Robert Philipp (American, 1895-1981), "Pensive Girl," oil on canvas. Mr. Phillipp has distinguished himself with portraits of girls and women who are thoughtful and some degree of daydreaming. They are sensitive, romantic and impressionistic He seems to have an intense connection to his subject which enhances the artwork. Personally, I think this surpasses his prior works, such as a similar work called "Pensive Mood," a smaller one (10" by 8") which sold at Christies in 2008 for $2000.00. Another Phillipp was sold at Christies in 2009 for $2500.00. In 2013, another of his female portraits was sold at Skinner for slightly over $2000.00. As I have stressed so many times, all art should be purchased because it appeals to you and you enjoy it. In my humble opinion (and obviously that of the Baroness from whose estate we purchased this) this is superior to the other works. As for "investment" - since art has been selling for far less the last eight years than what it sold for when the economy was good, it may have excellent upward potential.
Size: 20" by 16".
Signed: Upper Right.
Condition: Very Good Vintage Condition.
Provenance: from the estate of Baroness Mary McFall de Gunzburg of New York City, New York and Miami Beach, Florida. To include receipt from Ross L. Peacock Gallery, Madison Avenue, New York City, New York, October 24, 1978.
More About The Artist:
Robert Philipp was born in New York City, and began to draw at the age of three. He later studied art in Paris and at the Art Students League with Frank Vincent DuMond and George Bridgman from 1910 to 1914. He also studied at the National Academy of Design from 1914 to 1917.

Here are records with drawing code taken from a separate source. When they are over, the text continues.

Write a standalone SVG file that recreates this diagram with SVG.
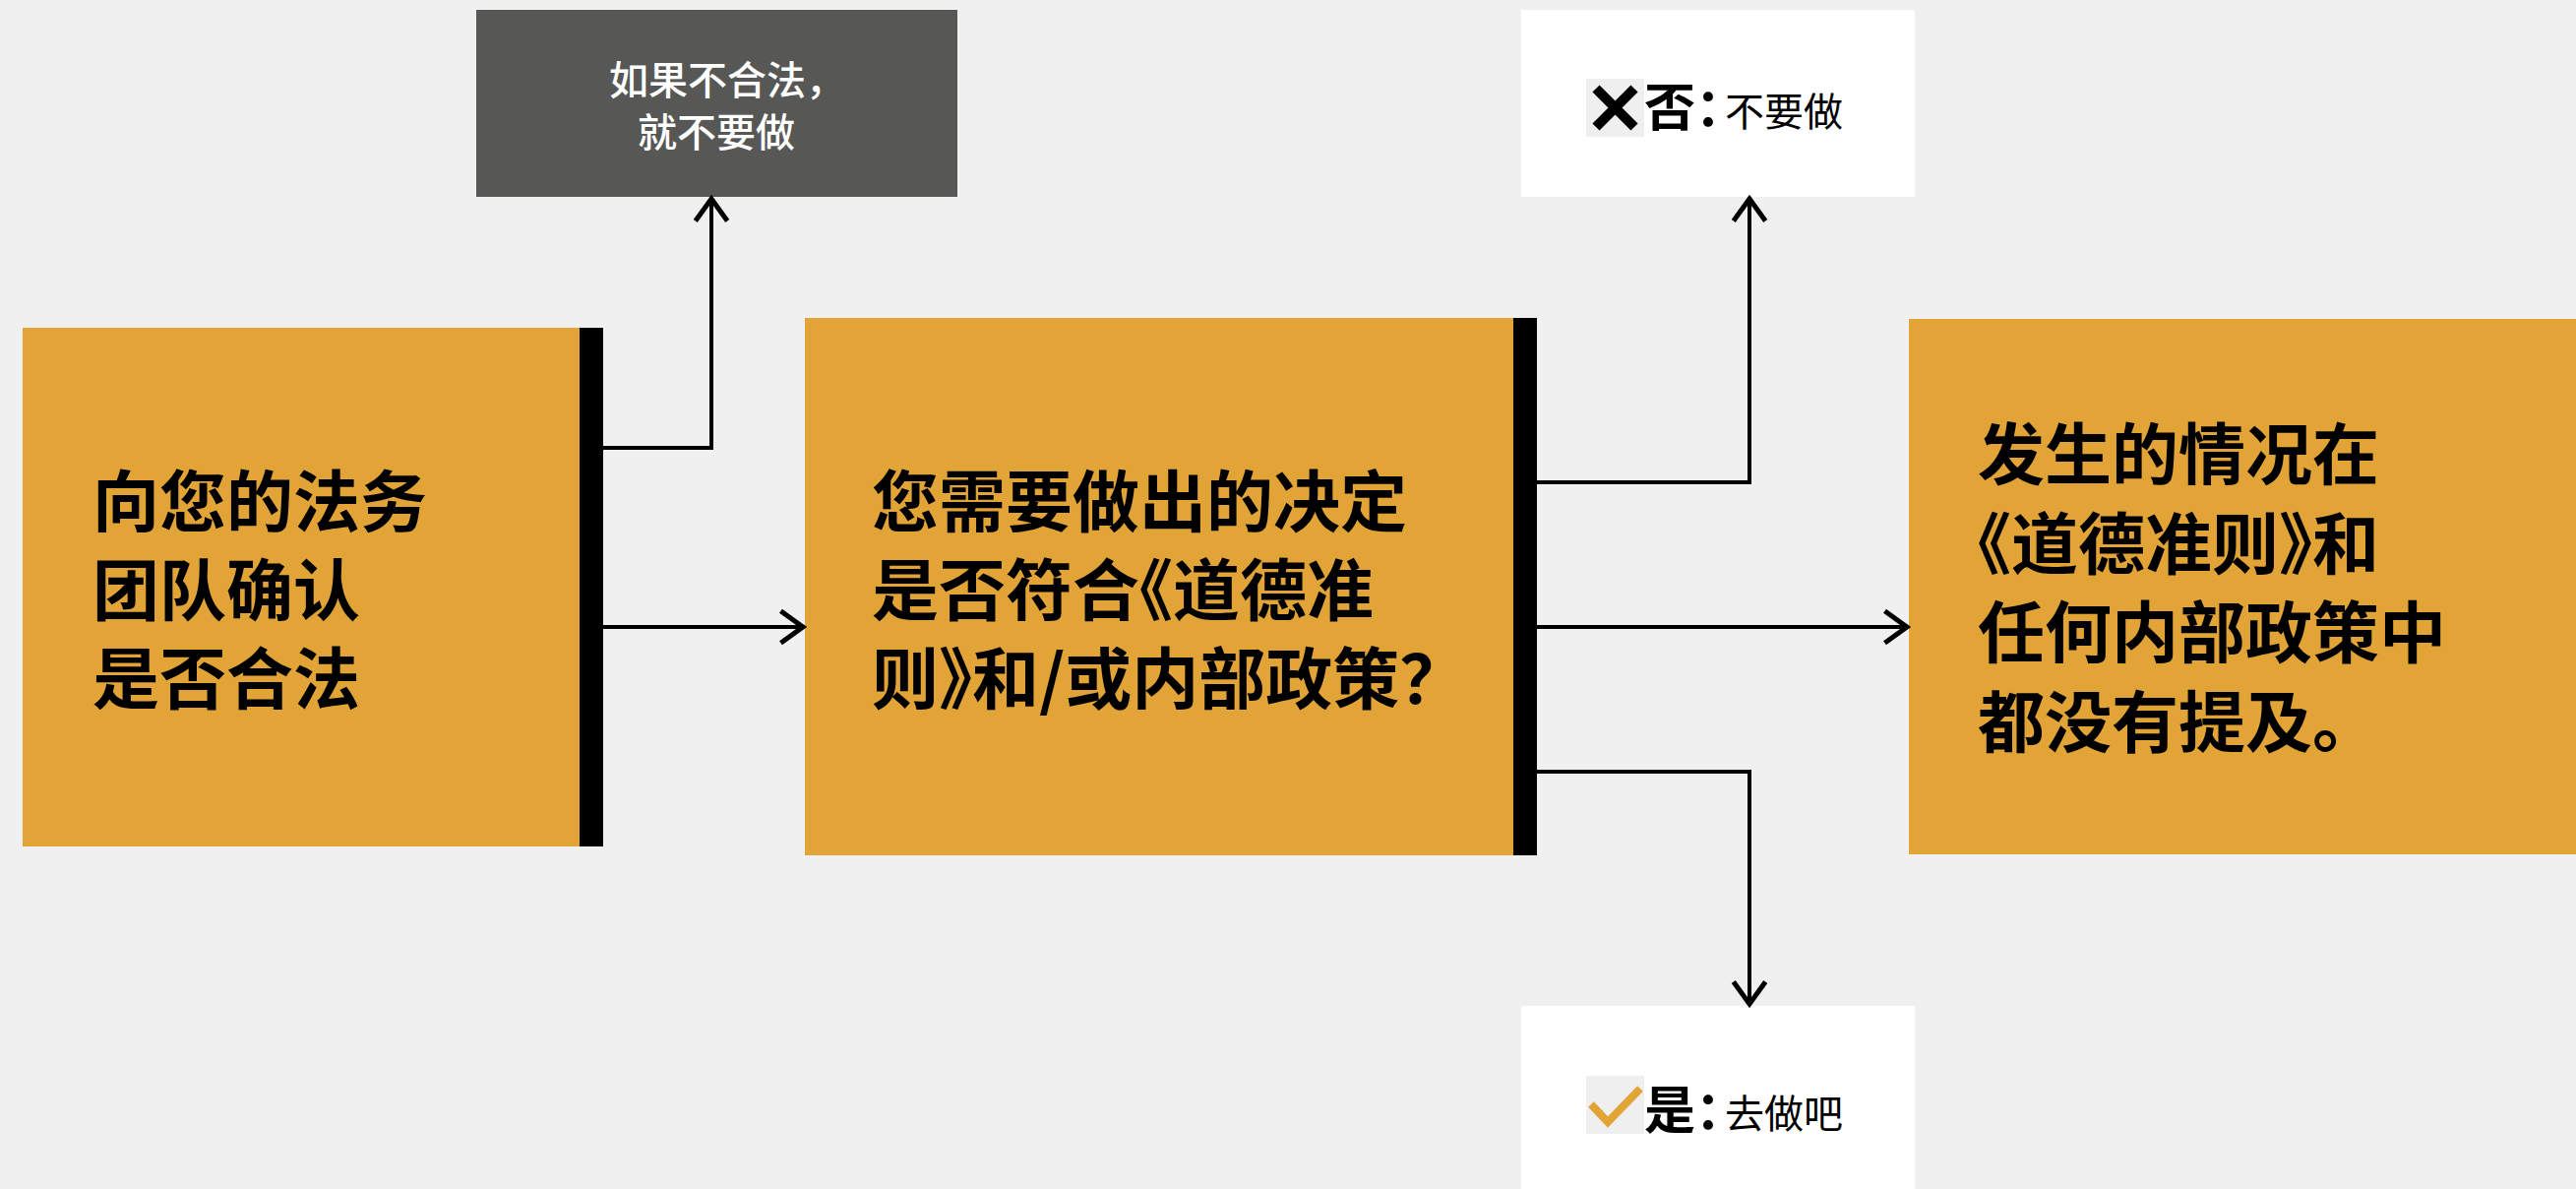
<svg xmlns="http://www.w3.org/2000/svg" width="2618" height="1208" viewBox="0 0 2618 1208">
<style>
.box{fill:#E2A436}
.bar{fill:#000}
.big{font-family:"Noto Sans CJK SC","Noto Sans",sans-serif;font-weight:700;font-size:68px;fill:#000}
.note{font-family:"Noto Sans CJK SC","Noto Sans",sans-serif;font-weight:500;font-size:40px;fill:#fff}
.lbl{font-family:"Noto Sans CJK SC","Noto Sans",sans-serif;font-weight:700;font-size:52px;fill:#000}
.sub{font-family:"Noto Sans CJK SC","Noto Sans",sans-serif;font-weight:400;font-size:40px;fill:#000}
.con{fill:none;stroke:#000;stroke-width:4}
</style>
<defs>
<marker id="arr" markerUnits="userSpaceOnUse" markerWidth="40" markerHeight="40" viewBox="-22 -16 26 32" refX="0" refY="0" orient="auto">
<path d="M-18,-13 L0,0 L-18,13" fill="none" stroke="#000" stroke-width="4"/>
</marker>
</defs>
<rect width="2618" height="1208" fill="#F0F0F0"/>
<g id="node-legal">
<rect class="box" x="23" y="333" width="566" height="527"/>
<rect class="bar" x="589" y="333" width="24" height="527"/>
<text class="big" x="94" y="535">向您的法务</text>
<text class="big" x="94" y="625">团队确认</text>
<text class="big" x="94" y="715">是否合法</text>
</g>
<g id="node-illegal">
<rect x="484" y="10" width="489" height="190" fill="#575756"/>
<text class="note" x="619" y="96">如果不合法，</text>
<text class="note" x="728" y="149" text-anchor="middle">就不要做</text>
</g>
<g id="node-decision">
<rect class="box" x="818" y="323" width="720" height="546"/>
<rect class="bar" x="1538" y="323" width="24" height="546"/>
<text class="big" x="886" y="535">您需要做出的决定</text>
<text class="big" x="886" y="625">是否符合<tspan dx="-34">《</tspan>道德准</text>
<text class="big" x="886" y="715">则》<tspan dx="-34">和</tspan>/或内部政策？</text>
</g>
<g id="node-no">
<rect x="1546" y="10" width="400" height="190" fill="#fff"/>
<rect x="1612" y="80" width="59" height="59" fill="#EFEFEF"/>
<path d="M1622,90 L1661,129 M1661,90 L1622,129" stroke="#000" stroke-width="10" fill="none"/>
<text class="lbl" x="1671" y="128">否：</text>
<text class="sub" x="1753" y="128">不要做</text>
</g>
<g id="node-yes">
<rect x="1546" y="1022" width="400" height="186" fill="#fff"/>
<rect x="1612" y="1093" width="59" height="59" fill="#EFEFEF"/>
<path d="M1617,1122 L1634,1140 L1667,1106" stroke="#E2A436" stroke-width="8" fill="none"/>
<text class="lbl" x="1671" y="1147">是：</text>
<text class="sub" x="1753" y="1146">去做吧</text>
</g>
<g id="node-none">
<rect class="box" x="1940" y="324" width="678" height="544"/>
<text class="big" x="2010" y="487">发生的情况在</text>
<text class="big" x="1976" y="578">《道德准则》<tspan dx="-34">和</tspan></text>
<text class="big" x="2010" y="668">任何内部政策中</text>
<text class="big" x="2010" y="759">都没有提及。</text>
</g>
<g id="connectors">
<polyline class="con" points="613,455 723,455 723,202" marker-end="url(#arr)"/>
<line class="con" x1="613" y1="637" x2="816" y2="637" marker-end="url(#arr)"/>
<polyline class="con" points="1562,490 1778,490 1778,202" marker-end="url(#arr)"/>
<line class="con" x1="1562" y1="637" x2="1938" y2="637" marker-end="url(#arr)"/>
<polyline class="con" points="1562,784 1778,784 1778,1020" marker-end="url(#arr)"/>
</g>
</svg>
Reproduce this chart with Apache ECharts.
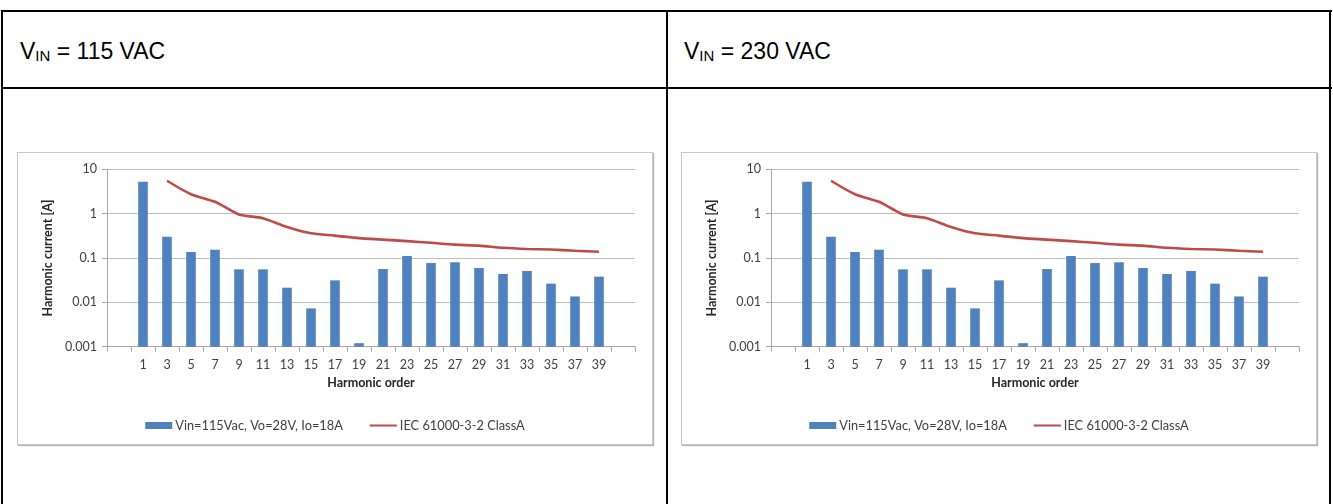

Mr. Philipp taught at the High Museum of Art in 1946, the University of Illinois in 1940, the Art Students League from 1948 to 1973 and the National Academy of Design from 1950 to 1975. He was a member of the Lotus Club, a full member of the National Academy of Design and the Royal Society of Art, London.
Philipp's works are in very notable collections, including that of J. Paul Getty. His paintings can be found in the the Metropolitan Museum of Art, Corcoran Gallery of Art, the Columbus Museum of Art, the Whitney Museum of Art, and the High Museum, Atlanta, Georgia.